TASK DESCRIPTION: From the entries below, copy every line holding the word "this".

PROVIDED INFORMATION:
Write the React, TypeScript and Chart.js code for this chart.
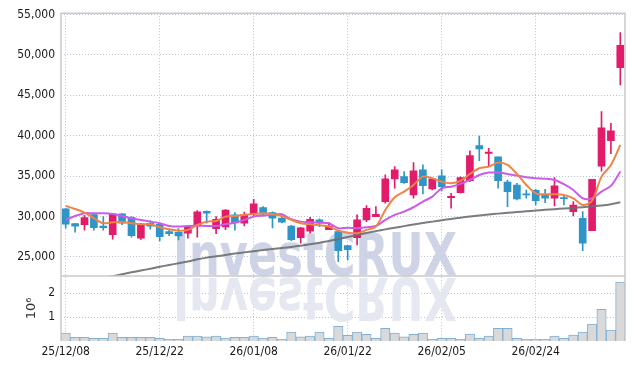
import React, { useEffect, useRef } from 'react';
import { Chart, registerables } from 'chart.js';

Chart.register(...registerables);

const DATES = [
  '25/12/08', '25/12/09', '25/12/10', '25/12/11', '25/12/12', '25/12/15', '25/12/16', '25/12/17', '25/12/18', '25/12/19',
  '25/12/22', '25/12/23', '25/12/24', '25/12/26', '25/12/29', '25/12/30', '26/01/02', '26/01/05', '26/01/06', '26/01/07',
  '26/01/08', '26/01/09', '26/01/12', '26/01/13', '26/01/14', '26/01/15', '26/01/16', '26/01/19', '26/01/20', '26/01/21',
  '26/01/22', '26/01/23', '26/01/26', '26/01/27', '26/01/28', '26/01/29', '26/01/30', '26/02/02', '26/02/03', '26/02/04',
  '26/02/05', '26/02/06', '26/02/09', '26/02/10', '26/02/11', '26/02/12', '26/02/13', '26/02/19', '26/02/20', '26/02/23',
  '26/02/24', '26/02/25', '26/02/26', '26/02/27', '26/03/03', '26/03/04', '26/03/05', '26/03/06', '26/03/09', '26/03/10',
];

const OPEN = [
  30930, 29110, 28980, 30220, 28820, 27750, 30310, 29900, 27300, 29160,
  29030, 28120, 28040, 27920, 28820, 30640, 28490, 28700, 30190, 29160,
  30310, 31090, 30470, 29810, 28820, 27370, 28170, 29570, 28370, 28120,
  26380, 27370, 29570, 29980, 31830, 34650, 34930, 32660, 35760, 33410,
  35020, 32330, 32950, 34440, 38770, 37800, 37370, 34270, 33900, 32800,
  33250, 32660, 32250, 32330, 30600, 29780, 28240, 36230, 39390, 48420,
];
const HIGH = [
  30980, 29150, 30150, 30250, 29980, 30350, 30350, 29980, 29150, 29480,
  29160, 28410, 28490, 28900, 30740, 30700, 29980, 30850, 30470, 30550,
  32130, 31210, 30560, 29900, 28900, 28660, 29900, 29690, 29230, 28200,
  26400, 30190, 31340, 31220, 35140, 36170, 35550, 36670, 36380, 34730,
  35760, 32870, 34900, 38120, 39970, 38450, 37370, 34520, 34110, 33280,
  33370, 33370, 34810, 32660, 31830, 30600, 34610, 42980, 41550, 52790,
];
const LOW = [
  28540, 28040, 28290, 28290, 28290, 27180, 28980, 27420, 27150, 28410,
  26960, 27620, 27090, 27300, 27420, 29160, 27870, 28360, 28290, 28820,
  30060, 30200, 28580, 29200, 27000, 26690, 27920, 28740, 28370, 24400,
  24600, 26470, 29360, 29980, 31640, 33490, 34100, 32250, 32790, 33280,
  33160, 31020, 32870, 34300, 36910, 36230, 33500, 31210, 32040, 32250,
  31420, 31710, 31300, 31420, 30060, 25760, 28240, 35600, 37780, 46300,
];
const CLOSE = [
  29030, 28790, 29850, 28610, 28610, 30310, 29160, 27620, 29070, 28790,
  27500, 27870, 27590, 28740, 30560, 30400, 29650, 30800, 29200, 30190,
  31550, 30270, 29780, 29280, 27130, 28580, 29650, 29200, 28820, 25760,
  25890, 29570, 31020, 30270, 34650, 35760, 34190, 35640, 33820, 34650,
  33690, 32480, 34810, 37530, 38360, 37960, 34440, 33070, 32170, 32660,
  31960, 32250, 33780, 32200, 31420, 26690, 34610, 40970, 40600, 51190,
];

const MA_SHORT = [
  31300, 30930, 30470, 29780, 29160, 29280, 29320, 29160, 29030, 29030,
  28660, 28410, 28240, 28330, 28950, 29360, 29440, 29980, 30060, 30190,
  30310, 30400, 30310, 30060, 29570, 29160, 29030, 28910, 28740, 28240,
  27990, 27920, 28330, 28740, 30800, 32380, 33070, 33900, 34930, 34730,
  34310, 34110, 34400, 35270, 35970, 36170, 36670, 36380, 35270, 33900,
  32870, 32750, 32750, 32660, 32250, 31420, 31960, 34930, 36380, 38860,
];
const MA_MID = [
  29570, 30060, 30400, 30400, 30400, 30310, 30060, 29780, 29570, 29360,
  29160, 28820, 28740, 28820, 28860, 28820, 28820, 29030, 29230, 29570,
  29980, 30100, 30190, 30270, 29650, 29360, 29280, 29230, 29160, 28540,
  28610, 28540, 28660, 28820, 29570, 30190, 30600, 31140, 31840, 32450,
  33490, 33690, 34030, 34520, 35140, 35430, 35430, 35270, 35060, 34860,
  34730, 34680, 34520, 33990, 33280, 32250, 32250, 33070, 33780, 35560,
];
const MA_LONG = [
  21500, 21750, 22000, 22200, 22430, 22600, 22850, 23080, 23300, 23530,
  23760, 23990, 24200, 24420, 24700, 24900, 25060, 25230, 25400, 25550,
  25700, 25830, 25960, 26090, 26220, 26380, 26550, 26750, 26950, 27200,
  27450, 27700, 27950, 28180, 28400, 28600, 28800, 29000, 29180, 29360,
  29530, 29690, 29850, 29990, 30120, 30240, 30350, 30450, 30550, 30640,
  30730, 30820, 30900, 30980, 31060, 31150, 31250, 31360, 31520, 31760,
];

// volume in millions of shares
const VOLUME = [
  0.33, 0.15, 0.15, 0.11, 0.11, 0.33, 0.15, 0.15, 0.15, 0.15,
  0.11, 0.07, 0.07, 0.21, 0.21, 0.17, 0.21, 0.12, 0.15, 0.15,
  0.21, 0.12, 0.15, 0.07, 0.375, 0.17, 0.21, 0.375, 0.11, 0.61,
  0.24, 0.375, 0.28, 0.11, 0.53, 0.33, 0.17, 0.28, 0.33, 0.07,
  0.11, 0.11, 0.07, 0.29, 0.11, 0.21, 0.53, 0.53, 0.11, 0.07,
  0.07, 0.07, 0.21, 0.11, 0.25, 0.375, 0.71, 1.32, 0.46, 2.45,
];

const PRICE_TICKS = [25000, 30000, 35000, 40000, 45000, 50000, 55000];
const VOLUME_TICKS = [1, 2];
const DATE_TICKS = [0, 10, 20, 30, 40, 50];

const UP = '#e31b6b';
const DOWN = '#2f95c8';
const GRID = 'rgba(176,182,208,0.85)';
const TICK_FONT = { family: '"DejaVu Sans Condensed", "DejaVu Sans", sans-serif', size: 12 };

const watermark = {
  id: 'watermark',
  beforeDatasetsDraw(chart: any) {
    const { ctx } = chart;
    const py = chart.scales.y;
    const base = py.bottom;
    const text = 'InvestCRUX';
    ctx.save();
    ctx.font = 'bold 58px "DejaVu Sans", sans-serif';
    const w = ctx.measureText(text).width;
    const sx = 284 / w;
    ctx.translate(173, base);
    ctx.scale(sx, 1);
    ctx.textBaseline = 'alphabetic';
    ctx.fillStyle = 'rgba(203,210,229,0.95)';
    ctx.fillText(text, 0, -1);
    ctx.scale(1, -1);
    ctx.fillStyle = 'rgba(226,229,239,0.9)';
    ctx.fillText(text, 0, -2);
    ctx.restore();
  },
};

const frame = {
  id: 'frame',
  afterDraw(chart: any) {
    const { ctx, chartArea } = chart;
    const py = chart.scales.y;
    ctx.save();
    ctx.strokeStyle = '#c9c9c9';
    ctx.lineWidth = 1.5;
    ctx.beginPath();
    ctx.moveTo(chartArea.left, chartArea.bottom);
    ctx.lineTo(chartArea.left, chartArea.top);
    ctx.lineTo(chartArea.right, chartArea.top);
    ctx.lineTo(chartArea.right, chartArea.bottom);
    ctx.moveTo(chartArea.left, py.bottom);
    ctx.lineTo(chartArea.right, py.bottom);
    ctx.stroke();
    ctx.restore();
  },
};

export default function App() {
  const ref = useRef<HTMLCanvasElement | null>(null);

  useEffect(() => {
    if (!ref.current) return;
    const idx = DATES.map((_, i) => i);
    const candleColors = idx.map((i) => (CLOSE[i] >= OPEN[i] ? UP : DOWN));

    const chart = new Chart(ref.current, {
      type: 'bar',
      data: {
        datasets: [
          {
            type: 'line',
            label: 'MA short',
            data: idx.map((i) => ({ x: i, y: MA_SHORT[i] })),
            borderColor: '#ef8447',
            borderWidth: 2,
            pointRadius: 0,
            tension: 0.3,
            yAxisID: 'y',
            order: 0,
          },
          {
            type: 'line',
            label: 'MA mid',
            data: idx.map((i) => ({ x: i, y: MA_MID[i] })),
            borderColor: '#cb5ce9',
            borderWidth: 2,
            pointRadius: 0,
            tension: 0.3,
            yAxisID: 'y',
            order: 0,
          },
          {
            type: 'line',
            label: 'MA long',
            data: idx.map((i) => ({ x: i, y: MA_LONG[i] })),
            borderColor: 'rgba(110,110,110,0.9)',
            borderWidth: 2,
            pointRadius: 0,
            tension: 0.2,
            yAxisID: 'y',
            order: 0,
          },
          {
            type: 'bar',
            label: 'body',
            data: idx.map((i) => ({ x: i, y: [OPEN[i], CLOSE[i]] })),
            backgroundColor: candleColors,
            borderWidth: 0,
            barThickness: 7,
            grouped: false,
            yAxisID: 'y',
            order: 1,
          },
          {
            type: 'bar',
            label: 'wick',
            data: idx.map((i) => ({ x: i, y: [LOW[i], HIGH[i]] })),
            backgroundColor: candleColors,
            borderWidth: 0,
            barThickness: 1,
            grouped: false,
            yAxisID: 'y',
            order: 2,
          },
          {
            type: 'bar',
            label: 'volume',
            data: idx.map((i) => ({ x: i, y: VOLUME[i] })),
            backgroundColor: '#d9d9d9',
            borderColor: '#82b1d4',
            borderWidth: 1,
            barPercentage: 1,
            categoryPercentage: 1,
            grouped: false,
            yAxisID: 'yv',
            order: 3,
          },
        ] as any,
      },
      options: {
        animation: false,
        responsive: false,
        maintainAspectRatio: false,
        layout: { padding: { top: 13, right: 9, left: 0, bottom: 0 } },
        plugins: { legend: { display: false }, tooltip: { enabled: false } },
        scales: {
          x: {
            type: 'linear',
            offset: false,
            min: -0.5,
            max: 59.5,
            afterBuildTicks: (s: any) => {
              s.ticks = DATE_TICKS.map((v) => ({ value: v }));
            },
            afterFit: (s: any) => {
              s.height = 29;
            },
            ticks: {
              callback: (v: any) => DATES[v] ?? '',
              font: { ...TICK_FONT },
              color: '#1a1a1a',
              padding: 4,
              maxRotation: 0,
              autoSkip: false,
            },
            grid: { color: GRID, lineWidth: 1, drawTicks: false, offset: false },
            border: { display: false, dash: [1, 2] },
          },
          yv: {
            type: 'linear',
            position: 'left',
            stack: 'main',
            stackWeight: 1,
            min: 0,
            max: 2.71,
            afterBuildTicks: (s: any) => {
              s.ticks = VOLUME_TICKS.map((v) => ({ value: v }));
            },
            afterFit: (s: any) => {
              s.width = 61;
            },
            ticks: { font: { ...TICK_FONT }, color: '#1a1a1a', padding: 6 },
            title: {
              display: true,
              text: '10⁶',
              color: '#333',
              font: { family: '"DejaVu Sans", sans-serif', size: 13 },
              padding: { top: 24, bottom: 0 },
            },
            grid: { color: GRID, lineWidth: 1, drawTicks: false },
            border: { display: false, dash: [1, 2] },
          },
          y: {
            type: 'linear',
            position: 'left',
            stack: 'main',
            stackWeight: 4.04,
            min: 22628,
            max: 55177,
            afterBuildTicks: (s: any) => {
              s.ticks = PRICE_TICKS.map((v) => ({ value: v }));
            },
            afterFit: (s: any) => {
              s.width = 61;
            },
            ticks: {
              font: { ...TICK_FONT },
              color: '#1a1a1a',
              padding: 6,
              callback: (v: any) => Number(v).toLocaleString('en-US'),
            },
            grid: { color: GRID, lineWidth: 1, drawTicks: false },
            border: { display: false, dash: [1, 2] },
          },
        },
      } as any,
      plugins: [watermark, frame],
    });

    return () => chart.destroy();
  }, []);

  return (
    <div style={{ position: 'fixed', left: 0, top: 0, width: 634, height: 370, background: '#fff' }}>
      <canvas ref={ref} width={634} height={370} style={{ width: 634, height: 370, display: 'block' }} />
    </div>
  );
}
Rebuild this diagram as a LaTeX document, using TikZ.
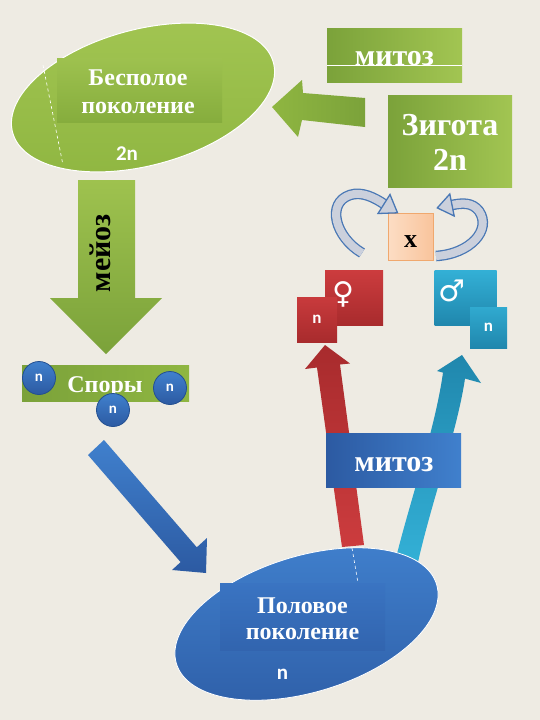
\documentclass[tikz,border=0pt]{standalone}
\usepackage{fontspec}
\setmainfont{Liberation Serif}
\newfontfamily\sansf{Carlito}
\newfontfamily\symf{DejaVu Sans}
\usetikzlibrary{shapes.geometric}
\definecolor{bg}{HTML}{EEEBE3}
\definecolor{gL}{HTML}{7BA23A}
\definecolor{gR}{HTML}{A2C552}
\definecolor{gM}{HTML}{8FB641}
\definecolor{gIn}{HTML}{86AD3D}
\definecolor{bL}{HTML}{2C5AA2}
\definecolor{bR}{HTML}{4080CD}
\definecolor{bM}{HTML}{3A74C2}
\definecolor{bD}{HTML}{234F91}
\definecolor{rT}{HTML}{CC3C3E}
\definecolor{rB}{HTML}{A82B2D}
\definecolor{cT}{HTML}{33B0D6}
\definecolor{cB}{HTML}{2087AD}
\definecolor{pk}{HTML}{FCDDC4}
\definecolor{pk2}{HTML}{F9C49C}
\definecolor{pkB}{HTML}{F0A86E}
\definecolor{rib}{HTML}{CBD0DC}
\definecolor{ribB}{HTML}{4A78B5}
\begin{document}
\begin{tikzpicture}[x=1pt,y=-1pt,
  plain/.style={inner sep=0pt,outer sep=0pt},
  wtxt/.style={text=white,font=\bfseries\fontsize{24}{28}\selectfont,anchor=base,inner sep=0pt},
  btxt/.style={text=white,font=\bfseries\fontsize{30}{34}\selectfont,anchor=base,inner sep=0pt},
  ntxt/.style={text=white,font=\sansf\bfseries\fontsize{15}{17}\selectfont,inner sep=0pt},
  bign/.style={text=white,font=\sansf\bfseries\fontsize{21}{24}\selectfont,anchor=base,inner sep=0pt},
  spore/.style={circle,minimum size=33pt,inner sep=0pt,draw=bD,line width=0.8pt,top color=bR,bottom color=bL},
  ribbon/.style={draw=ribB,line width=1.3pt,double=rib,double distance=8pt},
  ribhead/.style={fill=rib,draw=ribB,line width=1.3pt,line join=miter}
]
\useasboundingbox (0,0) rectangle (540,720);
\fill[bg] (0,0) rectangle (540,720);

% ---- green asexual generation ellipse
\node[plain,ellipse,draw=white,line width=1pt,minimum width=270pt,minimum height=136pt,
      rotate=15,top color=gR,bottom color=gM] (asex) at (143,97.5) {};
\node[plain,minimum width=165pt,minimum height=64pt,top color=gR!85!gIn,bottom color=gIn] (asexbox) at (139.5,90) {};
\draw[white,dashed,line width=0.6pt] (43,65) -- (63,165);
\node[wtxt] (asexA) at (138,85) {Бесполое};
\node[wtxt] (asexB) at (138,113) {поколение};
\node[bign] (asexN) at (127,160) {2n};

% ---- top mitosis box
\node[plain,minimum width=135pt,minimum height=54pt,left color=gL,right color=gR] (mitA) at (394.5,55) {};
\node[btxt] (mitAt) at (394.5,65) {митоз};
\draw[white,line width=0.8pt] (mitA.west |- 0,65) -- (mitA.east |- 0,65);

% ---- green left arrow
\shade[left color=gM,right color=gL] (272,107) -- (302,80) -- (303,93) -- (365,98) -- (365,127) -- (302,120) -- (298,137) -- cycle;

% ---- zygote box
\node[plain,minimum width=124pt,minimum height=92pt,left color=gL,right color=gR] (zyg) at (450,141) {};
\node[text=white,font=\bfseries\fontsize{32}{35}\selectfont,anchor=base,inner sep=0pt] (zygA) at (450,135) {Зигота};
\node[text=white,font=\bfseries\fontsize{32}{35}\selectfont,anchor=base,inner sep=0pt] (zygB) at (450,170) {2n};

% ---- fertilisation box and ribbons
\node[plain,minimum width=45pt,minimum height=47pt,left color=pk,right color=pk2,draw=pkB,line width=0.5pt] (fert) at (410.5,236.5) {};
\node[font=\bfseries\fontsize{26}{28}\selectfont,anchor=base,inner sep=0pt] (fertx) at (410.5,247) {x};
\draw[ribbon] (362,253) .. controls (335,237) and (326,203) .. (350,195) .. controls (362,191) and (375,198) .. (384,204);
\filldraw[ribhead] (378,213.5) -- (397.5,212.8) -- (390,194.5) -- cycle;
\draw[ribbon] (436,256) .. controls (470,254) and (492,230) .. (479,211) .. controls (472,202) and (462,203) .. (452,205);
\filldraw[ribhead] (454.2,216) -- (437.3,207.9) -- (449.8,194) -- cycle;

% ---- female / male boxes
\node[plain,minimum width=58pt,minimum height=55pt,top color=rT,bottom color=rB] (fem) at (354,297.5) {};
\node[text=white,font=\symf\fontsize{30}{32}\selectfont,inner sep=0pt] (femS) at (343,294) {♀};
\node[plain,minimum width=40pt,minimum height=45pt,top color=rT!90!rB,bottom color=rB] (femN) at (317,319.5) {};
\node[ntxt,font=\sansf\bfseries\fontsize{17}{19}\selectfont] at (femN) {n};

\node[plain,minimum width=62pt,minimum height=55pt,top color=cT,bottom color=cB] (mal) at (465.5,297.5) {};
\node[text=white,font=\symf\fontsize{30}{32}\selectfont,inner sep=0pt] (malS) at (452,291) {♂};
\node[plain,minimum width=37pt,minimum height=41pt,top color=cT!85!cB,bottom color=cB] (malN) at (488.5,327.5) {};
\node[ntxt,font=\sansf\bfseries\fontsize{17}{19}\selectfont] at (malN) {n};

% ---- red and cyan arrows (mitosis)
\shade[top color=rB,bottom color=rT] (342,547) -- (317,367.5) -- (305,369) -- (325,345) -- (350,363.5) -- (340,364.5) -- (364,545) -- cycle;
\shade[top color=cB,bottom color=cT] (395,562) .. controls (410,500) and (435,430) .. (443,372.6) -- (437,371) -- (462,355) -- (481,383) -- (465,378.6) .. controls (457,432) and (432,500) .. (418,562) -- cycle;

% ---- green down arrow (meiosis)
\shade[top color=gR!80!gM,bottom color=gL] (78,180) -- (135,180) -- (135,298) -- (162,298) -- (106,354) -- (50,298) -- (78,298) -- cycle;
\node[text=black,font=\bfseries\fontsize{30}{32}\selectfont,rotate=90,anchor=base,inner sep=0pt] (meioz) at (110,253) {мейоз};

% ---- spores
\node[plain,minimum width=167pt,minimum height=36pt,left color=gL,right color=gM] (spor) at (105.5,383) {};
\node[wtxt] (sporT) at (105,392) {Споры};
\node[spore] (s1) at (39,378) {};
\node[ntxt] at (s1) {n};
\node[spore] (s2) at (170,388) {};
\node[ntxt] at (s2) {n};
\node[spore] (s3) at (113,410) {};
\node[ntxt] at (s3) {n};

% ---- blue diagonal arrow
\shade[top color=bR,bottom color=bL] (88,455) -- (180.6,562.1) -- (172,570) -- (206,573) -- (207,538) -- (196.8,547.3) -- (104,440) -- cycle;

% ---- blue sexual generation ellipse
\node[plain,ellipse,draw=white,line width=0.8pt,minimum width=272pt,minimum height=136pt,
      rotate=17,top color=bR,bottom color=bL!80!bM] (sex) at (306.5,624) {};
\node[plain,minimum width=165pt,minimum height=67pt,top color=bM,bottom color=bL!60!bM] (sexbox) at (302.5,616.5) {};
\draw[white,dashed,line width=0.6pt] (352,548) -- (358,583);
\node[wtxt] (sexA) at (302.5,613) {Половое};
\node[wtxt] (sexB) at (302.5,639) {поколение};
\node[bign] (sexN) at (282.5,679) {n};

% ---- bottom mitosis box
\node[plain,minimum width=135pt,minimum height=54pt,left color=bL,right color=bR] (mitB) at (393.5,460) {};
\node[btxt] (mitBt) at (394,471) {митоз};
\end{tikzpicture}
\end{document}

CORRECT RESULT:
Write the React, TypeScript and Chart.js code for this chart.
Rebuild this diagram as a LaTeX document, using TikZ.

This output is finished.